[start]
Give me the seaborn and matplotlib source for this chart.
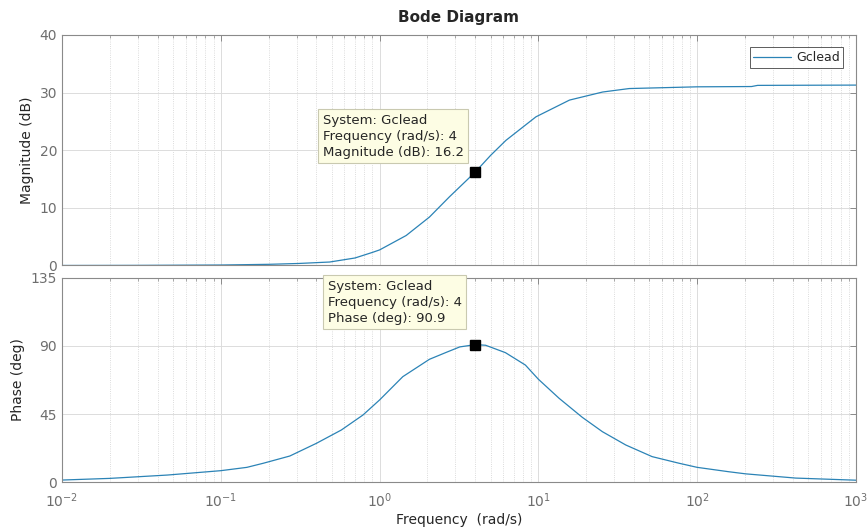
"""Bode diagram of the Gclead compensator, redrawn from a MATLAB screenshot."""

import matplotlib
import matplotlib.pyplot as plt
import pandas as pd
import seaborn as sns
from matplotlib.ticker import LogLocator, NullFormatter

matplotlib.use("Agg")

# values
mag_freq = [0.01, 0.03, 0.1, 0.2, 0.31, 0.485, 0.7, 0.908, 1.0, 1.47, 2.06, 2.75,
            4.0, 5.0, 6.24, 9.66, 15.7, 25.4, 37.3, 100, 220, 240, 1000]
mag_db = [0.0, 0.02, 0.08, 0.2, 0.35, 0.6, 1.3, 2.3, 2.7, 5.2, 8.4, 11.9,
          16.2, 19.1, 21.7, 25.8, 28.7, 30.1, 30.7, 31.0, 31.05, 31.25, 31.3]

phase_freq = [0.01, 0.02, 0.046, 0.1, 0.146, 0.185, 0.272, 0.40, 0.574, 0.785, 1.0,
              1.40, 2.06, 2.63, 3.2, 4.0, 4.65, 6.2, 8.28, 10, 13.5, 18.9, 25.3, 35.5,
              52, 77, 100, 158, 202, 417, 1000]
phase_deg = [1.3, 2.4, 4.6, 7.5, 9.7, 12.4, 17.2, 25.6, 34.4, 44.3, 54.3,
             69.7, 81.2, 85.8, 89.4, 90.9, 90.5, 85.6, 77.4, 68.0, 55.4, 42.8, 33.3, 24.5,
             16.8, 12.4, 9.7, 6.8, 5.4, 2.6, 1.2]

tip_freq = 4
tip_mag = 16.2
tip_phase = 90.9

mag_ticks = [0, 10, 20, 30, 40]
phase_ticks = [0, 45, 90, 135]

LINE_COLOR = "#2b83b6"
TICK_COLOR = "#6e6e6e"
EDGE_COLOR = "#8a8a8a"
TIP_FACE = "#fdfde4"
TIP_EDGE = "#c9c9b0"


def style_axes(ax, yticks):
    ax.set_xscale("log")
    ax.set_xlim(0.01, 1000)
    ax.set_ylim(yticks[0], yticks[-1])
    ax.set_yticks(yticks)
    ax.xaxis.set_minor_locator(LogLocator(base=10, subs=range(2, 10), numticks=20))
    ax.xaxis.set_minor_formatter(NullFormatter())
    ax.grid(which="major", color="#dcdcdc", linewidth=0.7, linestyle="-")
    ax.grid(which="minor", axis="x", color="#d0d0d0", linewidth=0.6, linestyle=":")
    ax.set_axisbelow(True)
    ax.tick_params(which="both", direction="in", top=True, right=True,
                   colors=EDGE_COLOR, labelcolor=TICK_COLOR, labelsize=10)
    ax.tick_params(which="major", length=4, width=0.7)
    ax.tick_params(which="minor", length=2, width=0.5)
    ax.tick_params(axis="x", which="major", pad=7)
    for spine in ax.spines.values():
        spine.set_color(EDGE_COLOR)
        spine.set_linewidth(0.8)


def add_tip(ax, x, y, text):
    ax.text(x, y, text, transform=ax.transAxes, ha="left", va="top",
            fontsize=9.5, color="#262626", linespacing=1.3, zorder=6,
            bbox=dict(boxstyle="square,pad=0.35", facecolor=TIP_FACE,
                      edgecolor=TIP_EDGE, linewidth=0.8))


sns.set_style("white")
plt.rcParams["font.family"] = ["DejaVu Sans"]

fig = plt.figure(figsize=(8.67, 5.28), dpi=100)
ax_mag = fig.add_axes([0.0715, 0.4972, 0.9158, 0.4366])
ax_ph = fig.add_axes([0.0715, 0.0871, 0.9158, 0.3864])

mag_df = pd.DataFrame({"freq": mag_freq, "mag": mag_db})
phase_df = pd.DataFrame({"freq": phase_freq, "phase": phase_deg})

sns.lineplot(data=mag_df, x="freq", y="mag", ax=ax_mag, color=LINE_COLOR,
             linewidth=0.9, estimator=None, sort=False, label="Gclead")
sns.lineplot(data=phase_df, x="freq", y="phase", ax=ax_ph, color=LINE_COLOR,
             linewidth=0.9, estimator=None, sort=False, legend=False)

style_axes(ax_mag, mag_ticks)
style_axes(ax_ph, phase_ticks)
ax_mag.tick_params(labelbottom=False)

ax_mag.plot([tip_freq], [tip_mag], marker="s", markersize=6.5, color="black",
            linestyle="none", zorder=5)
ax_ph.plot([tip_freq], [tip_phase], marker="s", markersize=6.5, color="black",
           linestyle="none", zorder=5)

add_tip(ax_mag, 0.3283, 0.6586,
        f"System: Gclead\nFrequency (rad/s): {tip_freq}\nMagnitude (dB): {tip_mag}")
add_tip(ax_ph, 0.3346, 0.9917,
        f"System: Gclead\nFrequency (rad/s): {tip_freq}\nPhase (deg): {tip_phase}")

leg = ax_mag.legend(loc="upper right", fontsize=9, frameon=True, fancybox=False,
                    handlelength=3.0, handletextpad=0.4, borderpad=0.3,
                    borderaxespad=1.0)
leg.get_frame().set_edgecolor("#333333")
leg.get_frame().set_linewidth(0.7)

ax_mag.set_xlabel("")
ax_mag.set_ylabel("Magnitude (dB)", fontsize=10, color="#262626")
ax_ph.set_ylabel("Phase (deg)", fontsize=10, color="#262626")
ax_ph.set_xlabel("Frequency  (rad/s)", fontsize=10, color="#262626", labelpad=2)
ax_mag.set_title("Bode Diagram", fontsize=11, fontweight="bold", pad=9)

fig.savefig("out.png", dpi=100)
plt.close(fig)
[end]
Go through the listing above and write it all out exactly, leaving out any picture.

:: EXPECTED ANSWER ::
Give me the seaborn and matplotlib source for this chart.
"""Bode diagram of the Gclead compensator, redrawn from a MATLAB screenshot."""

import matplotlib
import matplotlib.pyplot as plt
import pandas as pd
import seaborn as sns
from matplotlib.ticker import LogLocator, NullFormatter

matplotlib.use("Agg")

# values
mag_freq = [0.01, 0.03, 0.1, 0.2, 0.31, 0.485, 0.7, 0.908, 1.0, 1.47, 2.06, 2.75,
            4.0, 5.0, 6.24, 9.66, 15.7, 25.4, 37.3, 100, 220, 240, 1000]
mag_db = [0.0, 0.02, 0.08, 0.2, 0.35, 0.6, 1.3, 2.3, 2.7, 5.2, 8.4, 11.9,
          16.2, 19.1, 21.7, 25.8, 28.7, 30.1, 30.7, 31.0, 31.05, 31.25, 31.3]

phase_freq = [0.01, 0.02, 0.046, 0.1, 0.146, 0.185, 0.272, 0.40, 0.574, 0.785, 1.0,
              1.40, 2.06, 2.63, 3.2, 4.0, 4.65, 6.2, 8.28, 10, 13.5, 18.9, 25.3, 35.5,
              52, 77, 100, 158, 202, 417, 1000]
phase_deg = [1.3, 2.4, 4.6, 7.5, 9.7, 12.4, 17.2, 25.6, 34.4, 44.3, 54.3,
             69.7, 81.2, 85.8, 89.4, 90.9, 90.5, 85.6, 77.4, 68.0, 55.4, 42.8, 33.3, 24.5,
             16.8, 12.4, 9.7, 6.8, 5.4, 2.6, 1.2]

tip_freq = 4
tip_mag = 16.2
tip_phase = 90.9

mag_ticks = [0, 10, 20, 30, 40]
phase_ticks = [0, 45, 90, 135]

LINE_COLOR = "#2b83b6"
TICK_COLOR = "#6e6e6e"
EDGE_COLOR = "#8a8a8a"
TIP_FACE = "#fdfde4"
TIP_EDGE = "#c9c9b0"


def style_axes(ax, yticks):
    ax.set_xscale("log")
    ax.set_xlim(0.01, 1000)
    ax.set_ylim(yticks[0], yticks[-1])
    ax.set_yticks(yticks)
    ax.xaxis.set_minor_locator(LogLocator(base=10, subs=range(2, 10), numticks=20))
    ax.xaxis.set_minor_formatter(NullFormatter())
    ax.grid(which="major", color="#dcdcdc", linewidth=0.7, linestyle="-")
    ax.grid(which="minor", axis="x", color="#d0d0d0", linewidth=0.6, linestyle=":")
    ax.set_axisbelow(True)
    ax.tick_params(which="both", direction="in", top=True, right=True,
                   colors=EDGE_COLOR, labelcolor=TICK_COLOR, labelsize=10)
    ax.tick_params(which="major", length=4, width=0.7)
    ax.tick_params(which="minor", length=2, width=0.5)
    ax.tick_params(axis="x", which="major", pad=7)
    for spine in ax.spines.values():
        spine.set_color(EDGE_COLOR)
        spine.set_linewidth(0.8)


def add_tip(ax, x, y, text):
    ax.text(x, y, text, transform=ax.transAxes, ha="left", va="top",
            fontsize=9.5, color="#262626", linespacing=1.3, zorder=6,
            bbox=dict(boxstyle="square,pad=0.35", facecolor=TIP_FACE,
                      edgecolor=TIP_EDGE, linewidth=0.8))


sns.set_style("white")
plt.rcParams["font.family"] = ["DejaVu Sans"]

fig = plt.figure(figsize=(8.67, 5.28), dpi=100)
ax_mag = fig.add_axes([0.0715, 0.4972, 0.9158, 0.4366])
ax_ph = fig.add_axes([0.0715, 0.0871, 0.9158, 0.3864])

mag_df = pd.DataFrame({"freq": mag_freq, "mag": mag_db})
phase_df = pd.DataFrame({"freq": phase_freq, "phase": phase_deg})

sns.lineplot(data=mag_df, x="freq", y="mag", ax=ax_mag, color=LINE_COLOR,
             linewidth=0.9, estimator=None, sort=False, label="Gclead")
sns.lineplot(data=phase_df, x="freq", y="phase", ax=ax_ph, color=LINE_COLOR,
             linewidth=0.9, estimator=None, sort=False, legend=False)

style_axes(ax_mag, mag_ticks)
style_axes(ax_ph, phase_ticks)
ax_mag.tick_params(labelbottom=False)

ax_mag.plot([tip_freq], [tip_mag], marker="s", markersize=6.5, color="black",
            linestyle="none", zorder=5)
ax_ph.plot([tip_freq], [tip_phase], marker="s", markersize=6.5, color="black",
           linestyle="none", zorder=5)

add_tip(ax_mag, 0.3283, 0.6586,
        f"System: Gclead\nFrequency (rad/s): {tip_freq}\nMagnitude (dB): {tip_mag}")
add_tip(ax_ph, 0.3346, 0.9917,
        f"System: Gclead\nFrequency (rad/s): {tip_freq}\nPhase (deg): {tip_phase}")

leg = ax_mag.legend(loc="upper right", fontsize=9, frameon=True, fancybox=False,
                    handlelength=3.0, handletextpad=0.4, borderpad=0.3,
                    borderaxespad=1.0)
leg.get_frame().set_edgecolor("#333333")
leg.get_frame().set_linewidth(0.7)

ax_mag.set_xlabel("")
ax_mag.set_ylabel("Magnitude (dB)", fontsize=10, color="#262626")
ax_ph.set_ylabel("Phase (deg)", fontsize=10, color="#262626")
ax_ph.set_xlabel("Frequency  (rad/s)", fontsize=10, color="#262626", labelpad=2)
ax_mag.set_title("Bode Diagram", fontsize=11, fontweight="bold", pad=9)

fig.savefig("out.png", dpi=100)
plt.close(fig)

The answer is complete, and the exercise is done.